Türkiye’nin dört bir tarafında vatandaşlarla buluşarak başlattıkları seçim kampanyasını güçlü bir şekilde sürdürdüklerini söyleyen Kurtulmuş, AK Parti’ye olan ilgi ve teveccühten duydukları memnuniyeti dile getirerek, “AK Parti’nin trendi yükseliyor. Türkiye’nin her yerinde 2023’e doğru Sayın Cumhurbaşkanımıza olan destek artıyor.” diye konuştu.

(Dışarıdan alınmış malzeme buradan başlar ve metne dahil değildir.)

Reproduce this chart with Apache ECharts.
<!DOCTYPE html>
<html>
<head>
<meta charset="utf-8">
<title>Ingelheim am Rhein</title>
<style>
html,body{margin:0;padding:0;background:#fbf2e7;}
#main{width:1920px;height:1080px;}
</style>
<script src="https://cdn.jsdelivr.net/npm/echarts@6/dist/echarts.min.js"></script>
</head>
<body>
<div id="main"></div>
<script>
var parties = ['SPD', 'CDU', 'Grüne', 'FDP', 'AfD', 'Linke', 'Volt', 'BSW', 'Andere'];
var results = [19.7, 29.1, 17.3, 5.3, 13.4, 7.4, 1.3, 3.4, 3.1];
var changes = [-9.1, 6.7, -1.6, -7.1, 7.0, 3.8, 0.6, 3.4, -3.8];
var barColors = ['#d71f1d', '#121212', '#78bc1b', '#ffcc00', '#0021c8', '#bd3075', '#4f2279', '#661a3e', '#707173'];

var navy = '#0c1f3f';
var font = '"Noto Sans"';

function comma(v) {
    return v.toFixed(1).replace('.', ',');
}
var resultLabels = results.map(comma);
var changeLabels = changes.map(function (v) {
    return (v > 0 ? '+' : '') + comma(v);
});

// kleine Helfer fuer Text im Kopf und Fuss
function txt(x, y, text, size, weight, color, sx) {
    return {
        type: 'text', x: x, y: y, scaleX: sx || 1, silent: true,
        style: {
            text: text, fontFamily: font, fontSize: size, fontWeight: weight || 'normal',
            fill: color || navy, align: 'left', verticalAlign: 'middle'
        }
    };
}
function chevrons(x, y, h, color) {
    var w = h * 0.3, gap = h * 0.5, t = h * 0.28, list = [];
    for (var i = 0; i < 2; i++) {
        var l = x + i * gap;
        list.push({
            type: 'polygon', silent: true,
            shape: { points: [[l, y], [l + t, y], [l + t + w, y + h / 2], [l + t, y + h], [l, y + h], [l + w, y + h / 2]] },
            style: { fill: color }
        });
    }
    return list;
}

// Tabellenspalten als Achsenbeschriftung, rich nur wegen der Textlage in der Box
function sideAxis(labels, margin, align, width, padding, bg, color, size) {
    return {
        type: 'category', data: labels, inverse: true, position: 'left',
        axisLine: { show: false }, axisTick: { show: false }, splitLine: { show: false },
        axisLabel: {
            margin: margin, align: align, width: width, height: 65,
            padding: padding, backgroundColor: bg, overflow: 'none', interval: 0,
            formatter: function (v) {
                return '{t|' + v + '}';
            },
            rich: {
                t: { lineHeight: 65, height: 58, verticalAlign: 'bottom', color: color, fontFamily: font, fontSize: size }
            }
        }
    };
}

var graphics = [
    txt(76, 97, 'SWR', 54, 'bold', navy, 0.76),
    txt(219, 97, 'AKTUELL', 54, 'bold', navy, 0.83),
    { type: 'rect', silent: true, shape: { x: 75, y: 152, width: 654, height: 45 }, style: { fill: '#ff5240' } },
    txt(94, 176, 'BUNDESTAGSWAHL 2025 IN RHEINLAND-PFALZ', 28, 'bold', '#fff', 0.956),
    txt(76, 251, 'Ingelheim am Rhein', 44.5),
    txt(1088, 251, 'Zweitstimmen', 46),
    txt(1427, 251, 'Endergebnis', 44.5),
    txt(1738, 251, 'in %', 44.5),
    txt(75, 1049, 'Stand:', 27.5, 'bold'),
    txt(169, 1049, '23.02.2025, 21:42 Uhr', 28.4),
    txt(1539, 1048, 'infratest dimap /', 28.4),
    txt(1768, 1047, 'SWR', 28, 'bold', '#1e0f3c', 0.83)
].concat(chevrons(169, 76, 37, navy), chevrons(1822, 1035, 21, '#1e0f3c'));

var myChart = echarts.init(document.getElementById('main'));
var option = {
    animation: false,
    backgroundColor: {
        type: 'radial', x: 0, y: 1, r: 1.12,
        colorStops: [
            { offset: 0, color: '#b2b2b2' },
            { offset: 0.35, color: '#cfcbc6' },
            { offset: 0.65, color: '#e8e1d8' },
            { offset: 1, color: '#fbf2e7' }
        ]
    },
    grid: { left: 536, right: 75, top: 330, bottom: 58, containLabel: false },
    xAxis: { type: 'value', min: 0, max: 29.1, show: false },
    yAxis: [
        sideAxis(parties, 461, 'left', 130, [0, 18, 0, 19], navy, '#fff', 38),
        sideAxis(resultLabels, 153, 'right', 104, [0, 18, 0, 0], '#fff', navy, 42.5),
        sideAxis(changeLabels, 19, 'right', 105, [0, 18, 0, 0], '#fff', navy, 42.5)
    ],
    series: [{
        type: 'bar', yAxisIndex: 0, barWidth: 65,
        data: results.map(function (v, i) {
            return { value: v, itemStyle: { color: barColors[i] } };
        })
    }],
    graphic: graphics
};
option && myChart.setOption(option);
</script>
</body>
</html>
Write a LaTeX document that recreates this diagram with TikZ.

Mayıs ayında gerçekleştirilecek seçimde milletin “Türkiye Yüzyılı”nın kapılarını açarak, Cumhurbaşkanı Recep Tayyip Erdoğan’ı yeniden Cumhurbaşkanı seçeceğini ifade eden Kurtulmuş, “Cumhur İttifakı ve AK Parti büyük bir çoğunlukla parlamentoda çoğunluğu elde edecek ve Türkiye bu istikametteki yürüyüşüne devam edecektir.” değerlendirmesinde bulundu.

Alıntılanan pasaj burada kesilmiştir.